Set problem => Transcribe all of the material exactly. Any picture in it should be left out.

Records =>
——

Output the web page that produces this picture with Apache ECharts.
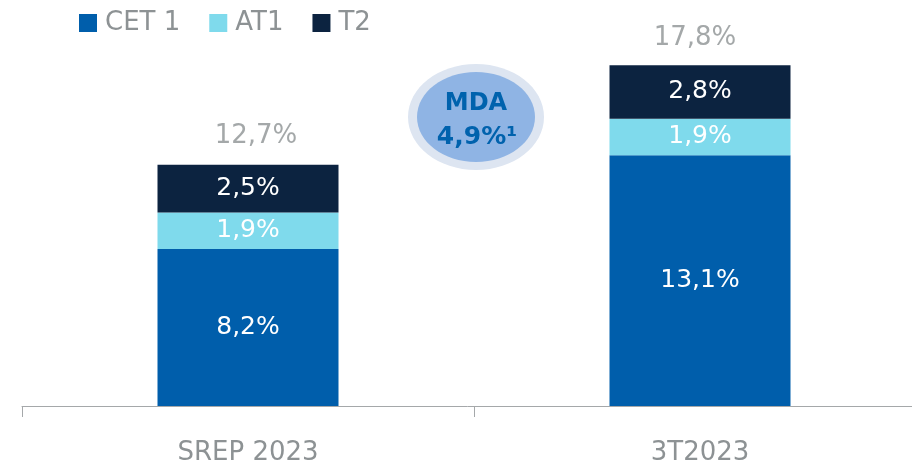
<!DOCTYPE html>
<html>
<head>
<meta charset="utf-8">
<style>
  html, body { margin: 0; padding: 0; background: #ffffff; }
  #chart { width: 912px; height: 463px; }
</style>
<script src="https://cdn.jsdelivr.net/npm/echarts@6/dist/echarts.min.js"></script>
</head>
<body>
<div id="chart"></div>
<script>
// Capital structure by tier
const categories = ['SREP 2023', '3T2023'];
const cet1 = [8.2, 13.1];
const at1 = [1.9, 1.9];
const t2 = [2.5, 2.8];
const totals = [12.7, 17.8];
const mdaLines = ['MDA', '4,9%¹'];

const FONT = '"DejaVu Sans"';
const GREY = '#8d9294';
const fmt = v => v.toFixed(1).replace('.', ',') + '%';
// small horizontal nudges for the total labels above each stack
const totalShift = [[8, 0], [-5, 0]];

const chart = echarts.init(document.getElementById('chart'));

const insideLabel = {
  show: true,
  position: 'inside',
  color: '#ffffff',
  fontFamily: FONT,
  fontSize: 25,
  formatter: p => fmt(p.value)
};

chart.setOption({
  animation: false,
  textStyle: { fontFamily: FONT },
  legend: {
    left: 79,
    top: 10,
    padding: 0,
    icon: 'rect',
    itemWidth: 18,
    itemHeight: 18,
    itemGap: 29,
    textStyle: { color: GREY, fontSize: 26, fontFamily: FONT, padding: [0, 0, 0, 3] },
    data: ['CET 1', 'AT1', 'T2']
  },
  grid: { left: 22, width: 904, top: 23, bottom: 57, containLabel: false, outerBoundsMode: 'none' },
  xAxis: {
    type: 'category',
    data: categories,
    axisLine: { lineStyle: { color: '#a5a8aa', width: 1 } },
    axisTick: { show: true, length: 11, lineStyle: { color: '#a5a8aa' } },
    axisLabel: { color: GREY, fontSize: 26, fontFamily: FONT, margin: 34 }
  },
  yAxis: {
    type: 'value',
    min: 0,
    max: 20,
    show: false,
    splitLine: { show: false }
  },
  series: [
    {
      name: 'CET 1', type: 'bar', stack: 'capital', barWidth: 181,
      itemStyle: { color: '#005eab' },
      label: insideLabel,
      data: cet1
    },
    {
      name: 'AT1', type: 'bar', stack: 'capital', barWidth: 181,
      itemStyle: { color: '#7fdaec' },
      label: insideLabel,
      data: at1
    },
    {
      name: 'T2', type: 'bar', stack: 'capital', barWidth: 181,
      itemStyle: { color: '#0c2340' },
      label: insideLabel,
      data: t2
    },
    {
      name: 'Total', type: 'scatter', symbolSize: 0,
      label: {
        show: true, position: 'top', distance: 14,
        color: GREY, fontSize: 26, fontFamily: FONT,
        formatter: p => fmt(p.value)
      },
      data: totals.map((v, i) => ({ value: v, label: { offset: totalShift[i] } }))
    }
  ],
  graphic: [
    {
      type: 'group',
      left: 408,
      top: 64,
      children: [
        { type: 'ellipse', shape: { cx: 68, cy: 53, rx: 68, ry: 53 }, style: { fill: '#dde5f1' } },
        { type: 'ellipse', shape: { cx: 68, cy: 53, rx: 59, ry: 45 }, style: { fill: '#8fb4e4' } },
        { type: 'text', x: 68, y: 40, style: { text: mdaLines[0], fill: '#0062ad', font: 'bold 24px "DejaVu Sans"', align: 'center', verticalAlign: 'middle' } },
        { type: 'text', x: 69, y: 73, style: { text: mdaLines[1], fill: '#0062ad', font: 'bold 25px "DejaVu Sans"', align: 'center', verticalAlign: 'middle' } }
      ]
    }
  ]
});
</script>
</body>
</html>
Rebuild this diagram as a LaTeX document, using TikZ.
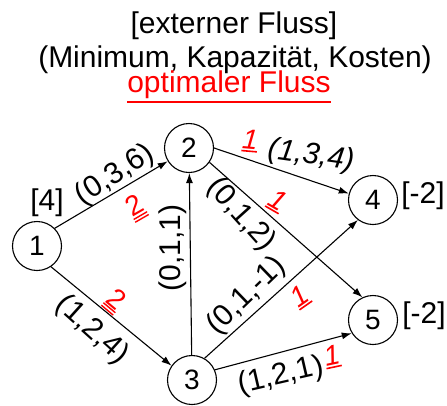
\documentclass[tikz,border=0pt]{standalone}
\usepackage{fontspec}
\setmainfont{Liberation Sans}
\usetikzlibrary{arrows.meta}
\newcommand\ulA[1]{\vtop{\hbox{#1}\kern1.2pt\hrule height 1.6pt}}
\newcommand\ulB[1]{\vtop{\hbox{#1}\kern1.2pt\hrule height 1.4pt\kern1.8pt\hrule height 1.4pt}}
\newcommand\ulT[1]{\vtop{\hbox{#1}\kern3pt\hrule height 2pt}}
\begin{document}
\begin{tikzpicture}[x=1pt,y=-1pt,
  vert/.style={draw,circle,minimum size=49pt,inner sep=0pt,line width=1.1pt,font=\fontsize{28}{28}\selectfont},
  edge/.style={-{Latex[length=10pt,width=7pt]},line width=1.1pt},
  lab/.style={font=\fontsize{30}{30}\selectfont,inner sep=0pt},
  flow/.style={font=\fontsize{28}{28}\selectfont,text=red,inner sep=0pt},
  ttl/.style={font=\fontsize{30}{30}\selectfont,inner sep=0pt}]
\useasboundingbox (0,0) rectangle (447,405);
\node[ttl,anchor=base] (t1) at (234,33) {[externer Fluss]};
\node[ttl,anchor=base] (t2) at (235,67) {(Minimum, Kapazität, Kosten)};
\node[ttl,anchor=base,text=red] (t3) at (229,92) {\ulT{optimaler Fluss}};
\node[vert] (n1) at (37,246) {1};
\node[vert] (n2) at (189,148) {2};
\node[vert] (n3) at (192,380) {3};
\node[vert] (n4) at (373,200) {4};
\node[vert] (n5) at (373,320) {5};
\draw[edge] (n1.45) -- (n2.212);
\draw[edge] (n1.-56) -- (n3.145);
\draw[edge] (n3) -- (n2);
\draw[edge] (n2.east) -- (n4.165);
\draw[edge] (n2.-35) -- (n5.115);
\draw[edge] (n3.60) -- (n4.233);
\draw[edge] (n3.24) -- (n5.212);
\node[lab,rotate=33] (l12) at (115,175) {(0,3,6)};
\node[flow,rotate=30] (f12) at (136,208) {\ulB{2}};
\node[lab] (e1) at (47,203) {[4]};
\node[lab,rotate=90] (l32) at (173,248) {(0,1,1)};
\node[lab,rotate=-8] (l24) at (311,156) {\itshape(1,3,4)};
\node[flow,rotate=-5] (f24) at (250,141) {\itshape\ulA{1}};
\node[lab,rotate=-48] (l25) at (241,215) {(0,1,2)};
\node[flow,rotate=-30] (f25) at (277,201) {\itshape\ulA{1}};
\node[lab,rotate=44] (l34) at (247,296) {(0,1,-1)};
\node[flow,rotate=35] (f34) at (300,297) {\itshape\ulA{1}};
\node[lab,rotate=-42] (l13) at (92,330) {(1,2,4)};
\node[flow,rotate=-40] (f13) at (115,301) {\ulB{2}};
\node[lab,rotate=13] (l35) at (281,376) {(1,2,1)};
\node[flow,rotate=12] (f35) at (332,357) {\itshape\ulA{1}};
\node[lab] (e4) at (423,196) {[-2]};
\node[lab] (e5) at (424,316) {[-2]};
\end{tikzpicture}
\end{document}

——

Output for this exercise =>
Output the web page that produces this picture with Apache ECharts.
<!DOCTYPE html>
<html>
<head>
<meta charset="utf-8">
<style>
  html, body { margin: 0; padding: 0; background: #ffffff; }
  #chart { width: 912px; height: 463px; }
</style>
<script src="https://cdn.jsdelivr.net/npm/echarts@6/dist/echarts.min.js"></script>
</head>
<body>
<div id="chart"></div>
<script>
// Capital structure by tier
const categories = ['SREP 2023', '3T2023'];
const cet1 = [8.2, 13.1];
const at1 = [1.9, 1.9];
const t2 = [2.5, 2.8];
const totals = [12.7, 17.8];
const mdaLines = ['MDA', '4,9%¹'];

const FONT = '"DejaVu Sans"';
const GREY = '#8d9294';
const fmt = v => v.toFixed(1).replace('.', ',') + '%';
// small horizontal nudges for the total labels above each stack
const totalShift = [[8, 0], [-5, 0]];

const chart = echarts.init(document.getElementById('chart'));

const insideLabel = {
  show: true,
  position: 'inside',
  color: '#ffffff',
  fontFamily: FONT,
  fontSize: 25,
  formatter: p => fmt(p.value)
};

chart.setOption({
  animation: false,
  textStyle: { fontFamily: FONT },
  legend: {
    left: 79,
    top: 10,
    padding: 0,
    icon: 'rect',
    itemWidth: 18,
    itemHeight: 18,
    itemGap: 29,
    textStyle: { color: GREY, fontSize: 26, fontFamily: FONT, padding: [0, 0, 0, 3] },
    data: ['CET 1', 'AT1', 'T2']
  },
  grid: { left: 22, width: 904, top: 23, bottom: 57, containLabel: false, outerBoundsMode: 'none' },
  xAxis: {
    type: 'category',
    data: categories,
    axisLine: { lineStyle: { color: '#a5a8aa', width: 1 } },
    axisTick: { show: true, length: 11, lineStyle: { color: '#a5a8aa' } },
    axisLabel: { color: GREY, fontSize: 26, fontFamily: FONT, margin: 34 }
  },
  yAxis: {
    type: 'value',
    min: 0,
    max: 20,
    show: false,
    splitLine: { show: false }
  },
  series: [
    {
      name: 'CET 1', type: 'bar', stack: 'capital', barWidth: 181,
      itemStyle: { color: '#005eab' },
      label: insideLabel,
      data: cet1
    },
    {
      name: 'AT1', type: 'bar', stack: 'capital', barWidth: 181,
      itemStyle: { color: '#7fdaec' },
      label: insideLabel,
      data: at1
    },
    {
      name: 'T2', type: 'bar', stack: 'capital', barWidth: 181,
      itemStyle: { color: '#0c2340' },
      label: insideLabel,
      data: t2
    },
    {
      name: 'Total', type: 'scatter', symbolSize: 0,
      label: {
        show: true, position: 'top', distance: 14,
        color: GREY, fontSize: 26, fontFamily: FONT,
        formatter: p => fmt(p.value)
      },
      data: totals.map((v, i) => ({ value: v, label: { offset: totalShift[i] } }))
    }
  ],
  graphic: [
    {
      type: 'group',
      left: 408,
      top: 64,
      children: [
        { type: 'ellipse', shape: { cx: 68, cy: 53, rx: 68, ry: 53 }, style: { fill: '#dde5f1' } },
        { type: 'ellipse', shape: { cx: 68, cy: 53, rx: 59, ry: 45 }, style: { fill: '#8fb4e4' } },
        { type: 'text', x: 68, y: 40, style: { text: mdaLines[0], fill: '#0062ad', font: 'bold 24px "DejaVu Sans"', align: 'center', verticalAlign: 'middle' } },
        { type: 'text', x: 69, y: 73, style: { text: mdaLines[1], fill: '#0062ad', font: 'bold 25px "DejaVu Sans"', align: 'center', verticalAlign: 'middle' } }
      ]
    }
  ]
});
</script>
</body>
</html>
Rebuild this diagram as a LaTeX document, using TikZ.
\documentclass[tikz,border=0pt]{standalone}
\usepackage{fontspec}
\setmainfont{Liberation Sans}
\usetikzlibrary{arrows.meta}
\newcommand\ulA[1]{\vtop{\hbox{#1}\kern1.2pt\hrule height 1.6pt}}
\newcommand\ulB[1]{\vtop{\hbox{#1}\kern1.2pt\hrule height 1.4pt\kern1.8pt\hrule height 1.4pt}}
\newcommand\ulT[1]{\vtop{\hbox{#1}\kern3pt\hrule height 2pt}}
\begin{document}
\begin{tikzpicture}[x=1pt,y=-1pt,
  vert/.style={draw,circle,minimum size=49pt,inner sep=0pt,line width=1.1pt,font=\fontsize{28}{28}\selectfont},
  edge/.style={-{Latex[length=10pt,width=7pt]},line width=1.1pt},
  lab/.style={font=\fontsize{30}{30}\selectfont,inner sep=0pt},
  flow/.style={font=\fontsize{28}{28}\selectfont,text=red,inner sep=0pt},
  ttl/.style={font=\fontsize{30}{30}\selectfont,inner sep=0pt}]
\useasboundingbox (0,0) rectangle (447,405);
\node[ttl,anchor=base] (t1) at (234,33) {[externer Fluss]};
\node[ttl,anchor=base] (t2) at (235,67) {(Minimum, Kapazität, Kosten)};
\node[ttl,anchor=base,text=red] (t3) at (229,92) {\ulT{optimaler Fluss}};
\node[vert] (n1) at (37,246) {1};
\node[vert] (n2) at (189,148) {2};
\node[vert] (n3) at (192,380) {3};
\node[vert] (n4) at (373,200) {4};
\node[vert] (n5) at (373,320) {5};
\draw[edge] (n1.45) -- (n2.212);
\draw[edge] (n1.-56) -- (n3.145);
\draw[edge] (n3) -- (n2);
\draw[edge] (n2.east) -- (n4.165);
\draw[edge] (n2.-35) -- (n5.115);
\draw[edge] (n3.60) -- (n4.233);
\draw[edge] (n3.24) -- (n5.212);
\node[lab,rotate=33] (l12) at (115,175) {(0,3,6)};
\node[flow,rotate=30] (f12) at (136,208) {\ulB{2}};
\node[lab] (e1) at (47,203) {[4]};
\node[lab,rotate=90] (l32) at (173,248) {(0,1,1)};
\node[lab,rotate=-8] (l24) at (311,156) {\itshape(1,3,4)};
\node[flow,rotate=-5] (f24) at (250,141) {\itshape\ulA{1}};
\node[lab,rotate=-48] (l25) at (241,215) {(0,1,2)};
\node[flow,rotate=-30] (f25) at (277,201) {\itshape\ulA{1}};
\node[lab,rotate=44] (l34) at (247,296) {(0,1,-1)};
\node[flow,rotate=35] (f34) at (300,297) {\itshape\ulA{1}};
\node[lab,rotate=-42] (l13) at (92,330) {(1,2,4)};
\node[flow,rotate=-40] (f13) at (115,301) {\ulB{2}};
\node[lab,rotate=13] (l35) at (281,376) {(1,2,1)};
\node[flow,rotate=12] (f35) at (332,357) {\itshape\ulA{1}};
\node[lab] (e4) at (423,196) {[-2]};
\node[lab] (e5) at (424,316) {[-2]};
\end{tikzpicture}
\end{document}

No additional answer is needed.